BEIJING, CHINA — China will end its state corn stockpiling program this year, replacing it with other subsidies, amid surging reserves in the world’s second-biggest grower, the official Xinhua News Agency reported.

The government will encourage state and private firms to buy corn at market prices and offer credit support to farmers, Xinhua reported on March 28, citing a press briefing by the National Development and Reform Commission. It will also promote changes in crop cultivation and move to reduce existing stockpiles, the news agency said. The changes will affect the 2016-17 season.

China said in January it was assessing changes to its corn purchasing and reserve program to make it more market based. The government began subsidizing output in 2008, acquiring grain at above-market prices to protect farm incomes. That increased domestic production by more than 35% and China now grows and consumes more than any nation except the U.S., Bloomberg reported.

“Farmers are wondering what they should plant for this spring, how much they would be subsidized and whether the subsidies are able to cover the losses from falling corn prices,” said Yan Zhang, an analyst at Shanghai JC Intelligence Co.

Corn for September delivery on the Dalian Commodity Exchange added 0.4% to close at 1,575 yuan ($242) per tonne after slumping 3.2% on March 28. Prices are down 17% this year. The contract for January delivery lost 0.5%, sliding for a fifth day, Bloomberg reported.

Agriculture Minister Han Changfu said this month that China will seek to reduce acreage planted with corn in less-efficient production areas. The government had already announced a 10% cut in the price it pays for corn in September as a way to deplete inventories.

Domestic corn stockpiles are forecast at 111.5 million tonnes at the end of the 2015-16 season, U.S. Department of Agriculture data show.
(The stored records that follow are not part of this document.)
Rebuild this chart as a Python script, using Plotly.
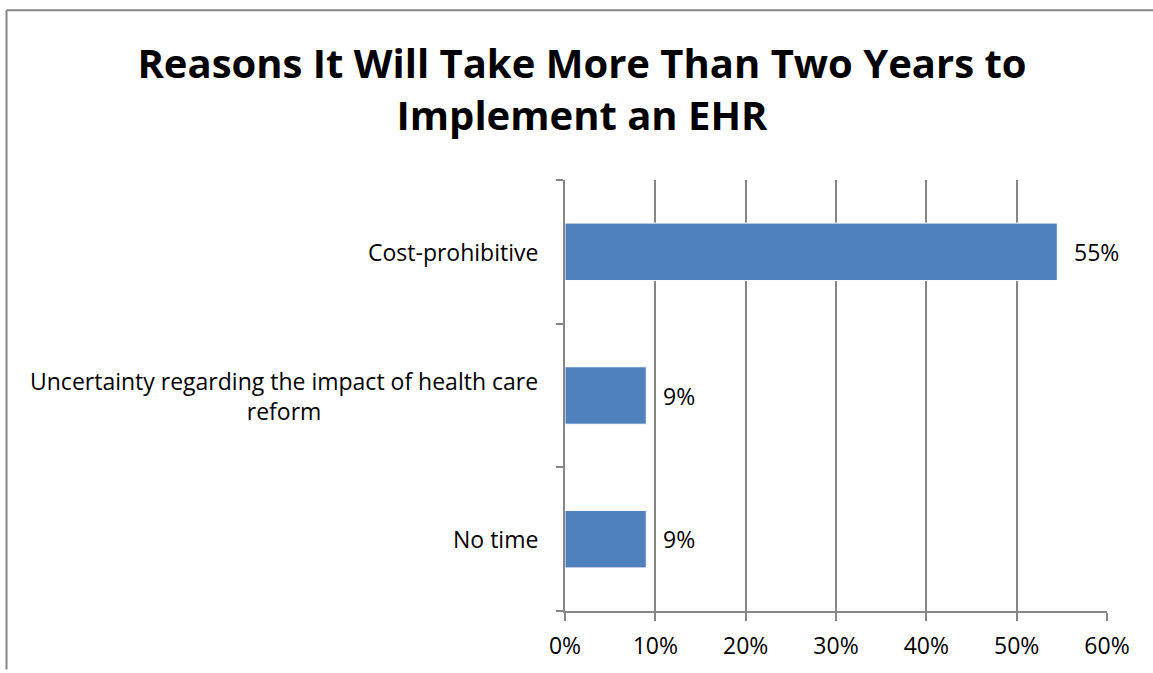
import plotly.graph_objects as go

categories = ["Cost-prohibitive",
              "Uncertainty regarding the impact of health care<br>reform",
              "No time"]
values = [0.545, 0.09, 0.09]
value_labels = ["55%", "9%", "9%"]
x_ticks = [0, 0.1, 0.2, 0.3, 0.4, 0.5, 0.6]
x_tick_labels = ["0%", "10%", "20%", "30%", "40%", "50%", "60%"]

FONT = "Open Sans"
W, H = 1153, 673
L, R, T, B = 565, 46, 180, 59
pw, ph = W - L - R, H - T - B
FS = 23

fig = go.Figure()
fig.add_trace(go.Bar(
    y=categories, x=values, orientation="h",
    marker=dict(color="#4F81BD", line=dict(color="#FFFFFF", width=1)),
    width=0.4, showlegend=False, hoverinfo="x+y",
))

annotations = []
for c in categories:
    annotations.append(dict(
        x=-25 / pw, xref="paper", y=c, yref="y",
        text=c, showarrow=False, xanchor="right", yanchor="middle",
        align="center", font=dict(family=FONT, size=FS, color="#000000"),
    ))
for c, v, t in zip(categories, values, value_labels):
    annotations.append(dict(
        x=v, xref="x", y=c, yref="y", text=t, showarrow=False,
        xanchor="left", yanchor="middle", xshift=15,
        font=dict(family=FONT, size=FS, color="#000000"),
    ))

top_y = (H - B - 9) / ph
left_x = (6.5 - L) / pw
shapes = [
    dict(type="line", xref="paper", yref="paper",
         x0=left_x, x1=(W - L) / pw, y0=top_y, y1=top_y,
         line=dict(color="#868686", width=2)),
    dict(type="line", xref="paper", yref="paper",
         x0=left_x, x1=left_x, y0=top_y, y1=-B / ph,
         line=dict(color="#868686", width=2)),
]

fig.update_layout(
    width=W, height=H,
    margin=dict(l=L, r=R, t=T, b=B),
    paper_bgcolor="white", plot_bgcolor="white",
    title=dict(
        text="<b>Reasons It Will Take More Than Two Years to<br>Implement an EHR</b>",
        x=582 / W, xanchor="center", xref="container",
        y=1 - 78 / H, yanchor="middle", yref="container",
        font=dict(family=FONT, size=40, color="#000000"),
    ),
    xaxis=dict(
        range=[0, 0.6], tickvals=x_ticks, ticktext=x_tick_labels,
        showgrid=True, gridcolor="#868686", gridwidth=1.5,
        showline=True, linecolor="#868686", linewidth=1.5,
        ticks="outside", ticklen=8, tickcolor="#868686", tickwidth=1.5,
        ticklabelstandoff=6,
        tickfont=dict(family=FONT, size=FS, color="#000000"),
        zeroline=False, fixedrange=True,
    ),
    yaxis=dict(
        categoryorder="array", categoryarray=categories[::-1],
        showticklabels=False, showgrid=False,
        showline=True, linecolor="#868686", linewidth=1.5,
        ticks="outside", ticklen=7, tickcolor="#868686", tickwidth=1.5,
        tickson="boundaries", zeroline=False, fixedrange=True,
    ),
    bargap=0.6,
    annotations=annotations,
    shapes=shapes,
)

fig.write_html(
    "out.html",
    config={"displayModeBar": False},
    post_script="document.body.style.margin='0';document.body.style.overflow='hidden';",
)
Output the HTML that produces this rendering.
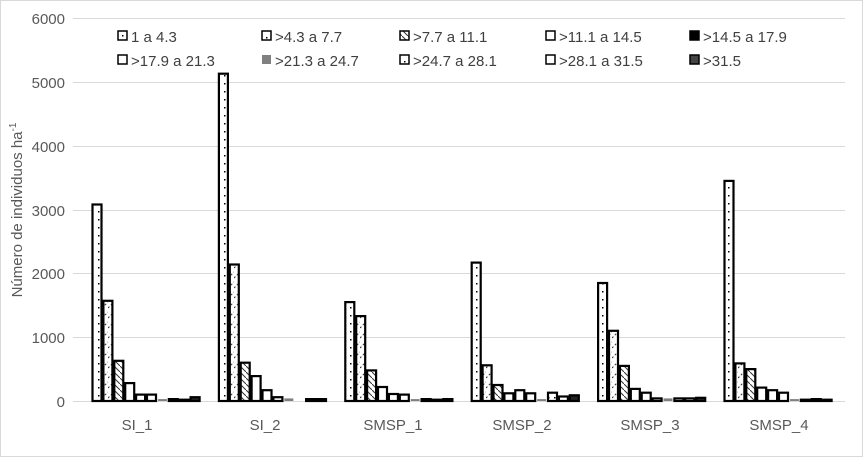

That’s more than double the reserves held in the U.S. and more than half of world inventories, Bloomberg reported.

“Like others, we are closely following the market implications of the announcement from China that it will end its corn stockpiling program and reduce its surpluses of corn that have negatively impacted global markets,” the U.S. Grains Council said in a statement.

“Our offices in Washington and Beijing have been monitoring signals that reforms were coming. While we are surprised they have been accelerated, we are hopeful they will be a step in the right direction toward more market-oriented decisions related to the supply and demand for corn,” USGC said. “Although domestic corn prices in China have declined by about 30% in the past six months, and this announcement has had market impacts already, Chinese corn is still priced well above the world market. We will be seeking additional details about this announcement and monitoring its ongoing impact on feed grains markets, particularly as farmers in both our country and China begin planting.”